_What to produce_:
Give the listing again character for character, but drop the images.

_Provided material_:
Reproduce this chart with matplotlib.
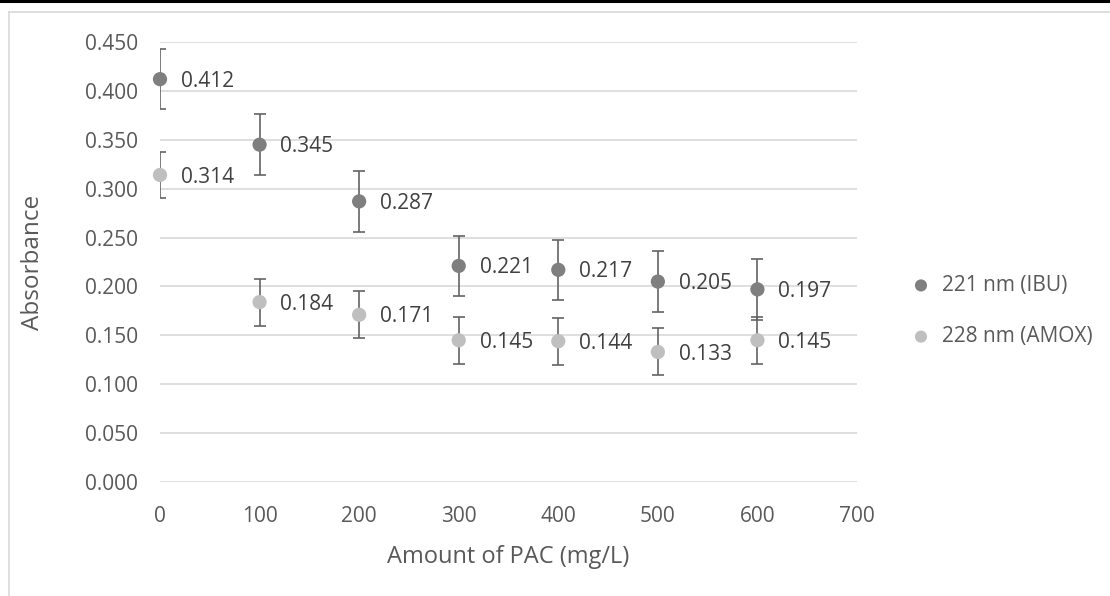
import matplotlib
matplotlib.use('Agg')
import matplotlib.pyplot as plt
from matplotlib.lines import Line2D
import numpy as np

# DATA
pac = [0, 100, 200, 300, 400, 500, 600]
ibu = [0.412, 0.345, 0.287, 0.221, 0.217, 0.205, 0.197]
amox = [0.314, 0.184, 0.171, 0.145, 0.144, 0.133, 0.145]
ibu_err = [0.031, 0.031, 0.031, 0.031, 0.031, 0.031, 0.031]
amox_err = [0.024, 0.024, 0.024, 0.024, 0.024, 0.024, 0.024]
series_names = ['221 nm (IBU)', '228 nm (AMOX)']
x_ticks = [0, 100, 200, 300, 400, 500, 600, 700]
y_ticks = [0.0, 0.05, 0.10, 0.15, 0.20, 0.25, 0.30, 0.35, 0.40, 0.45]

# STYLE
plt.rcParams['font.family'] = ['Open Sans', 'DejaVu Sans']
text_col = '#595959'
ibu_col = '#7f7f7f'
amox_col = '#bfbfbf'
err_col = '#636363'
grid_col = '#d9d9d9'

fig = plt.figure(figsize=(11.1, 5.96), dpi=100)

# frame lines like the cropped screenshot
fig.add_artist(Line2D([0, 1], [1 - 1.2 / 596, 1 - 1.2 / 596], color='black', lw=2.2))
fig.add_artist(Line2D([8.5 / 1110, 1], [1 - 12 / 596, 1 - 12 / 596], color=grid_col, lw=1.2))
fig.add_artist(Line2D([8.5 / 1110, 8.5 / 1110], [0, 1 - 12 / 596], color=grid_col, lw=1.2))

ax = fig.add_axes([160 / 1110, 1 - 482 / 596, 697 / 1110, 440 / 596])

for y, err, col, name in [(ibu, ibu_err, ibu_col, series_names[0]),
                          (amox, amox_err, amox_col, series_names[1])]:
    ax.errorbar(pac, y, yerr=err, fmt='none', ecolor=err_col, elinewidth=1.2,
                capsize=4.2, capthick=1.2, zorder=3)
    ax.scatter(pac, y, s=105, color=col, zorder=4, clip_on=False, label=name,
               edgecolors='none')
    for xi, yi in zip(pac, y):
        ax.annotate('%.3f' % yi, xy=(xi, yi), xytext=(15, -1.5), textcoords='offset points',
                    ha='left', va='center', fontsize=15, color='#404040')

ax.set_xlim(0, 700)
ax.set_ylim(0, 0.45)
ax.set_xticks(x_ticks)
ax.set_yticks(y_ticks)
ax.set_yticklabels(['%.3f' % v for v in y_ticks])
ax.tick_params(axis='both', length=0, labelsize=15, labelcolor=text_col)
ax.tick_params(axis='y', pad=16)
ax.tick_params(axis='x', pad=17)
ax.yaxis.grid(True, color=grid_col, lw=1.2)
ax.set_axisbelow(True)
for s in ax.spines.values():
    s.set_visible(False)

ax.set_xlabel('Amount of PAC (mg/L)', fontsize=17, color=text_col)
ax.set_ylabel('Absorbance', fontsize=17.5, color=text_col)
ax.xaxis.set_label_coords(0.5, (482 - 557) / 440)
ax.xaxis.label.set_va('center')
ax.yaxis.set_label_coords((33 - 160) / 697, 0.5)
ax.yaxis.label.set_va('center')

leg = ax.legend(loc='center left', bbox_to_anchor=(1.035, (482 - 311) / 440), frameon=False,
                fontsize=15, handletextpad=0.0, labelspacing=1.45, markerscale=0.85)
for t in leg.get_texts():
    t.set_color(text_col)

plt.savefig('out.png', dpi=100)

_Final result_:
Reproduce this chart with matplotlib.
import matplotlib
matplotlib.use('Agg')
import matplotlib.pyplot as plt
from matplotlib.lines import Line2D
import numpy as np

# DATA
pac = [0, 100, 200, 300, 400, 500, 600]
ibu = [0.412, 0.345, 0.287, 0.221, 0.217, 0.205, 0.197]
amox = [0.314, 0.184, 0.171, 0.145, 0.144, 0.133, 0.145]
ibu_err = [0.031, 0.031, 0.031, 0.031, 0.031, 0.031, 0.031]
amox_err = [0.024, 0.024, 0.024, 0.024, 0.024, 0.024, 0.024]
series_names = ['221 nm (IBU)', '228 nm (AMOX)']
x_ticks = [0, 100, 200, 300, 400, 500, 600, 700]
y_ticks = [0.0, 0.05, 0.10, 0.15, 0.20, 0.25, 0.30, 0.35, 0.40, 0.45]

# STYLE
plt.rcParams['font.family'] = ['Open Sans', 'DejaVu Sans']
text_col = '#595959'
ibu_col = '#7f7f7f'
amox_col = '#bfbfbf'
err_col = '#636363'
grid_col = '#d9d9d9'

fig = plt.figure(figsize=(11.1, 5.96), dpi=100)

# frame lines like the cropped screenshot
fig.add_artist(Line2D([0, 1], [1 - 1.2 / 596, 1 - 1.2 / 596], color='black', lw=2.2))
fig.add_artist(Line2D([8.5 / 1110, 1], [1 - 12 / 596, 1 - 12 / 596], color=grid_col, lw=1.2))
fig.add_artist(Line2D([8.5 / 1110, 8.5 / 1110], [0, 1 - 12 / 596], color=grid_col, lw=1.2))

ax = fig.add_axes([160 / 1110, 1 - 482 / 596, 697 / 1110, 440 / 596])

for y, err, col, name in [(ibu, ibu_err, ibu_col, series_names[0]),
                          (amox, amox_err, amox_col, series_names[1])]:
    ax.errorbar(pac, y, yerr=err, fmt='none', ecolor=err_col, elinewidth=1.2,
                capsize=4.2, capthick=1.2, zorder=3)
    ax.scatter(pac, y, s=105, color=col, zorder=4, clip_on=False, label=name,
               edgecolors='none')
    for xi, yi in zip(pac, y):
        ax.annotate('%.3f' % yi, xy=(xi, yi), xytext=(15, -1.5), textcoords='offset points',
                    ha='left', va='center', fontsize=15, color='#404040')

ax.set_xlim(0, 700)
ax.set_ylim(0, 0.45)
ax.set_xticks(x_ticks)
ax.set_yticks(y_ticks)
ax.set_yticklabels(['%.3f' % v for v in y_ticks])
ax.tick_params(axis='both', length=0, labelsize=15, labelcolor=text_col)
ax.tick_params(axis='y', pad=16)
ax.tick_params(axis='x', pad=17)
ax.yaxis.grid(True, color=grid_col, lw=1.2)
ax.set_axisbelow(True)
for s in ax.spines.values():
    s.set_visible(False)

ax.set_xlabel('Amount of PAC (mg/L)', fontsize=17, color=text_col)
ax.set_ylabel('Absorbance', fontsize=17.5, color=text_col)
ax.xaxis.set_label_coords(0.5, (482 - 557) / 440)
ax.xaxis.label.set_va('center')
ax.yaxis.set_label_coords((33 - 160) / 697, 0.5)
ax.yaxis.label.set_va('center')

leg = ax.legend(loc='center left', bbox_to_anchor=(1.035, (482 - 311) / 440), frameon=False,
                fontsize=15, handletextpad=0.0, labelspacing=1.45, markerscale=0.85)
for t in leg.get_texts():
    t.set_color(text_col)

plt.savefig('out.png', dpi=100)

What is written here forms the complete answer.